> _What to work on_:
Scan the data below. Pull out each line where "code" occurs.

A run of records
++++++++++
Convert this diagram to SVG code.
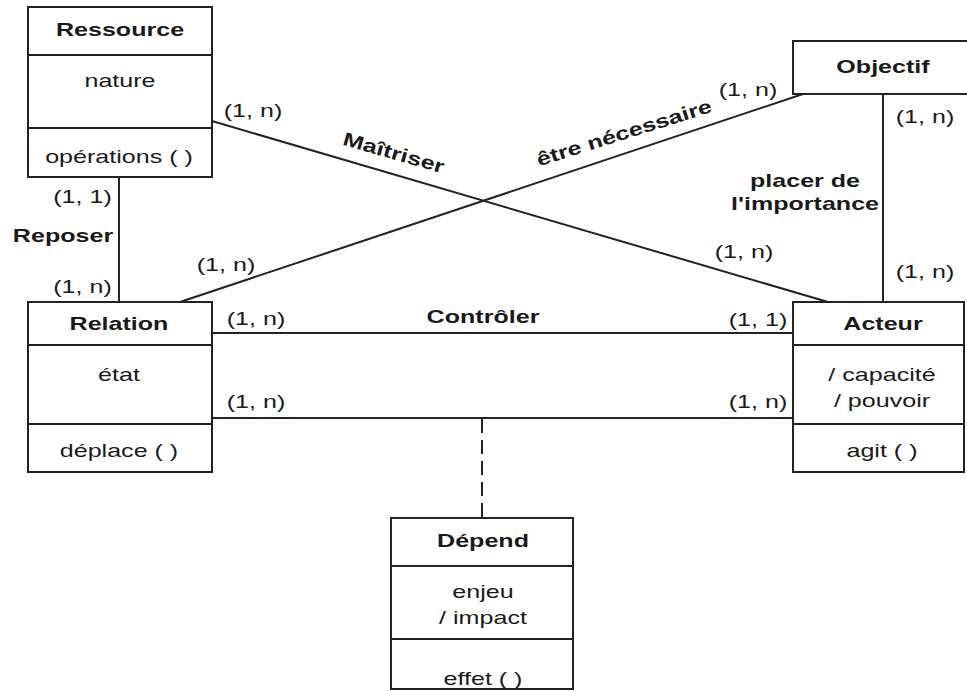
<svg xmlns="http://www.w3.org/2000/svg" width="967" height="691" viewBox="0 0 967 691">
<style>
.box{fill:#fff;stroke:#222;stroke-width:2}
.div{stroke:#222;stroke-width:2}
.ln{stroke:#222;stroke-width:2;fill:none}
.dash{stroke:#222;stroke-width:2;stroke-dasharray:14 7;fill:none}
text{font-family:"Liberation Sans",Arial,sans-serif;font-size:19px;fill:#1a1a1a;text-anchor:middle}
.b{font-weight:bold}
</style>
<rect width="967" height="691" fill="#fff"/>
<g id="connectors">
<line class="ln" x1="119" y1="177" x2="119" y2="302"/>
<line class="ln" x1="212" y1="121" x2="828" y2="302"/>
<line class="ln" x1="180" y1="302" x2="803" y2="94"/>
<line class="ln" x1="883" y1="94" x2="883" y2="302"/>
<line class="ln" x1="212" y1="333" x2="793" y2="333"/>
<line class="ln" x1="212" y1="418" x2="793" y2="418"/>
<line class="dash" x1="482" y1="419" x2="482" y2="518"/>
<text transform="translate(82.5 203) scale(1.32 1)">(1, 1)</text>
<text class="b" transform="translate(63 242) scale(1.32 1)">Reposer</text>
<text transform="translate(82.5 293) scale(1.32 1)">(1, n)</text>
<text transform="translate(253 117) scale(1.32 1)">(1, n)</text>
<text transform="translate(226 271) scale(1.32 1)">(1, n)</text>
<text class="b" transform="translate(392 159) rotate(16) scale(1.32 1)">Maîtriser</text>
<text class="b" transform="translate(626 139) rotate(-17.5) scale(1.32 1)">être nécessaire</text>
<text transform="translate(748 96) scale(1.32 1)">(1, n)</text>
<text transform="translate(925 123) scale(1.32 1)">(1, n)</text>
<text class="b" transform="translate(805 187) scale(1.32 1)">placer de</text>
<text class="b" transform="translate(805 210) scale(1.32 1)">l'importance</text>
<text transform="translate(744 258) scale(1.32 1)">(1, n)</text>
<text transform="translate(925 278) scale(1.32 1)">(1, n)</text>
<text transform="translate(256 325) scale(1.32 1)">(1, n)</text>
<text class="b" transform="translate(483 323) scale(1.32 1)">Contrôler</text>
<text transform="translate(758 326) scale(1.32 1)">(1, 1)</text>
<text transform="translate(256 408) scale(1.32 1)">(1, n)</text>
<text transform="translate(758 408) scale(1.32 1)">(1, n)</text>
</g>
<g id="ressource">
<rect class="box" x="28" y="7" width="184" height="170"/>
<line class="div" x1="28" y1="55" x2="212" y2="55"/>
<line class="div" x1="28" y1="128" x2="212" y2="128"/>
<text class="b" transform="translate(120 36) scale(1.32 1)">Ressource</text>
<text transform="translate(120 87) scale(1.32 1)">nature</text>
<text transform="translate(119 163) scale(1.32 1)">opérations ( )</text>
</g>
<g id="objectif">
<rect class="box" x="793" y="41" width="180" height="53"/>
<text class="b" transform="translate(883 73) scale(1.32 1)">Objectif</text>
</g>
<g id="relation">
<rect class="box" x="28" y="302" width="184" height="170"/>
<line class="div" x1="28" y1="345" x2="212" y2="345"/>
<line class="div" x1="28" y1="424" x2="212" y2="424"/>
<text class="b" transform="translate(119 330) scale(1.32 1)">Relation</text>
<text transform="translate(119 381) scale(1.32 1)">état</text>
<text transform="translate(119 457) scale(1.32 1)">déplace ( )</text>
</g>
<g id="acteur">
<rect class="box" x="793" y="302" width="171" height="170"/>
<line class="div" x1="793" y1="345" x2="964" y2="345"/>
<line class="div" x1="793" y1="424" x2="964" y2="424"/>
<text class="b" transform="translate(883 330) scale(1.32 1)">Acteur</text>
<text transform="translate(882 381) scale(1.32 1)">/ capacité</text>
<text transform="translate(882 407) scale(1.32 1)">/ pouvoir</text>
<text transform="translate(882 457) scale(1.32 1)">agit ( )</text>
</g>
<g id="depend">
<rect class="box" x="391" y="518" width="182" height="171"/>
<line class="div" x1="391" y1="566" x2="573" y2="566"/>
<line class="div" x1="391" y1="639" x2="573" y2="639"/>
<text class="b" transform="translate(483 547) scale(1.32 1)">Dépend</text>
<text transform="translate(483 598) scale(1.32 1)">enjeu</text>
<text transform="translate(483 624) scale(1.32 1)">/ impact</text>
<text transform="translate(483 685) scale(1.32 1)">effet ( )</text>
</g>
</svg>
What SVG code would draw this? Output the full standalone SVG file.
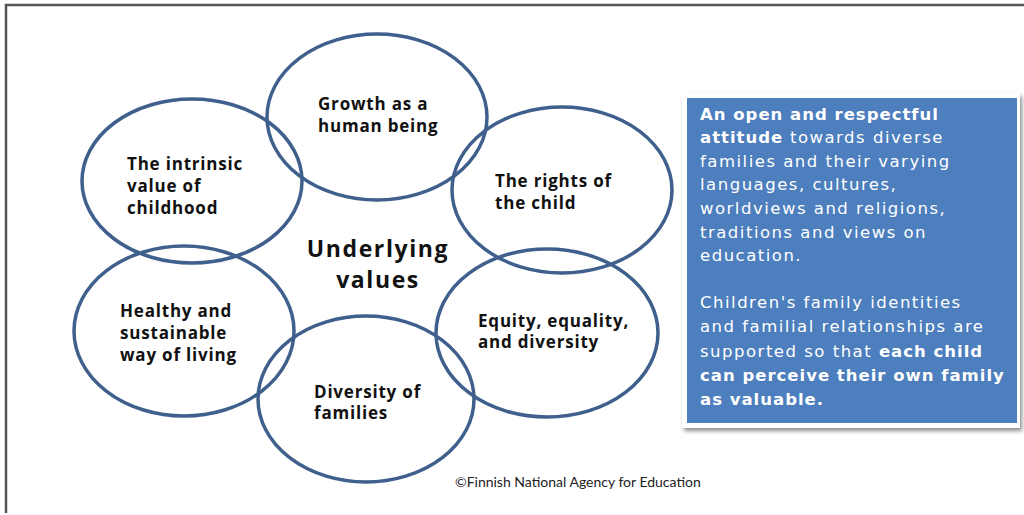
<svg xmlns="http://www.w3.org/2000/svg" width="1024" height="515" viewBox="0 0 1024 515">
<defs>
<filter id="sh" x="-5%" y="-5%" width="115%" height="115%">
<feGaussianBlur in="SourceAlpha" stdDeviation="2"/>
<feOffset dx="2" dy="3" result="b"/>
<feComponentTransfer><feFuncA type="linear" slope="0.45"/></feComponentTransfer>
<feMerge><feMergeNode/><feMergeNode in="SourceGraphic"/></feMerge>
</filter>
</defs>
<style>
.ring{fill:none;stroke:#3f5f8c;stroke-width:3.5}
.lbl{font-family:"Open Sans","Liberation Sans",sans-serif;font-weight:bold;font-size:17px;fill:#111;letter-spacing:0.8px}
.title{font-family:"Open Sans","Liberation Sans",sans-serif;font-weight:bold;font-size:23px;fill:#111;letter-spacing:1.6px}
.box{font-family:"DejaVu Sans",Verdana,sans-serif;font-size:16.5px;fill:#fff;letter-spacing:1.5px}
.b{font-weight:bold;letter-spacing:1px}
.copy{font-family:Lato,"Liberation Sans",sans-serif;font-size:14px;fill:#222}
</style>
<rect width="1024" height="515" fill="#fff"/>
<path d="M6,513 V5 H1024" fill="none" stroke="#555" stroke-width="2.5"/>
<g id="connectors"></g>
<g id="node-growth">
<ellipse class="ring" cx="377" cy="117" rx="110" ry="83"/>
<text class="lbl" x="318" y="110">Growth as a</text>
<text class="lbl" x="318" y="132">human being</text>
</g>
<g id="node-intrinsic">
<ellipse class="ring" cx="192" cy="181" rx="110" ry="82"/>
<text class="lbl" x="127" y="170">The intrinsic</text>
<text class="lbl" x="127" y="192">value of</text>
<text class="lbl" x="127" y="214">childhood</text>
</g>
<g id="node-rights">
<ellipse class="ring" cx="562" cy="190" rx="110" ry="83"/>
<text class="lbl" x="495" y="187">The rights of</text>
<text class="lbl" x="495" y="209">the child</text>
</g>
<g id="node-healthy">
<ellipse class="ring" cx="184" cy="331" rx="110" ry="85"/>
<text class="lbl" x="120" y="317">Healthy and</text>
<text class="lbl" x="120" y="339">sustainable</text>
<text class="lbl" x="120" y="361">way of living</text>
</g>
<g id="node-diversity">
<ellipse class="ring" cx="366" cy="399" rx="108" ry="83"/>
<text class="lbl" x="314" y="398">Diversity of</text>
<text class="lbl" x="314" y="419">families</text>
</g>
<g id="node-equity">
<ellipse class="ring" cx="547" cy="333" rx="111" ry="84"/>
<text class="lbl" x="478" y="327">Equity, equality,</text>
<text class="lbl" x="478" y="348">and diversity</text>
</g>
<g id="node-center">
<text class="title" x="378" y="257" text-anchor="middle">Underlying</text>
<text class="title" x="378" y="288" text-anchor="middle">values</text>
</g>
<g id="node-box">
<rect x="682" y="93" width="338" height="335" fill="#fff" filter="url(#sh)"/>
<rect x="687" y="98" width="330" height="325" fill="#4d7ebd"/>
<text class="box" x="700" y="120"><tspan class="b">An open and respectful</tspan></text>
<text class="box" x="700" y="143"><tspan class="b">attitude</tspan> towards diverse</text>
<text class="box" x="700" y="167">families and their varying</text>
<text class="box" x="700" y="190">languages, cultures,</text>
<text class="box" x="700" y="214">worldviews  and religions,</text>
<text class="box" x="700" y="238">traditions and views on</text>
<text class="box" x="700" y="261">education.</text>
<text class="box" x="700" y="308">Children's family identities</text>
<text class="box" x="700" y="332">and familial relationships are</text>
<text class="box" x="700" y="357">supported  so that <tspan class="b">each child</tspan></text>
<text class="box" x="700" y="381"><tspan class="b">can perceive their own family</tspan></text>
<text class="box" x="700" y="405"><tspan class="b">as valuable.</tspan></text>
</g>
<g id="node-copyright">
<text class="copy" x="455" y="487">©Finnish National Agency for Education</text>
</g>
</svg>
++++++++++
> _Solution below_:
Convert this diagram to SVG code.
What SVG code would draw this? Output the full standalone SVG file.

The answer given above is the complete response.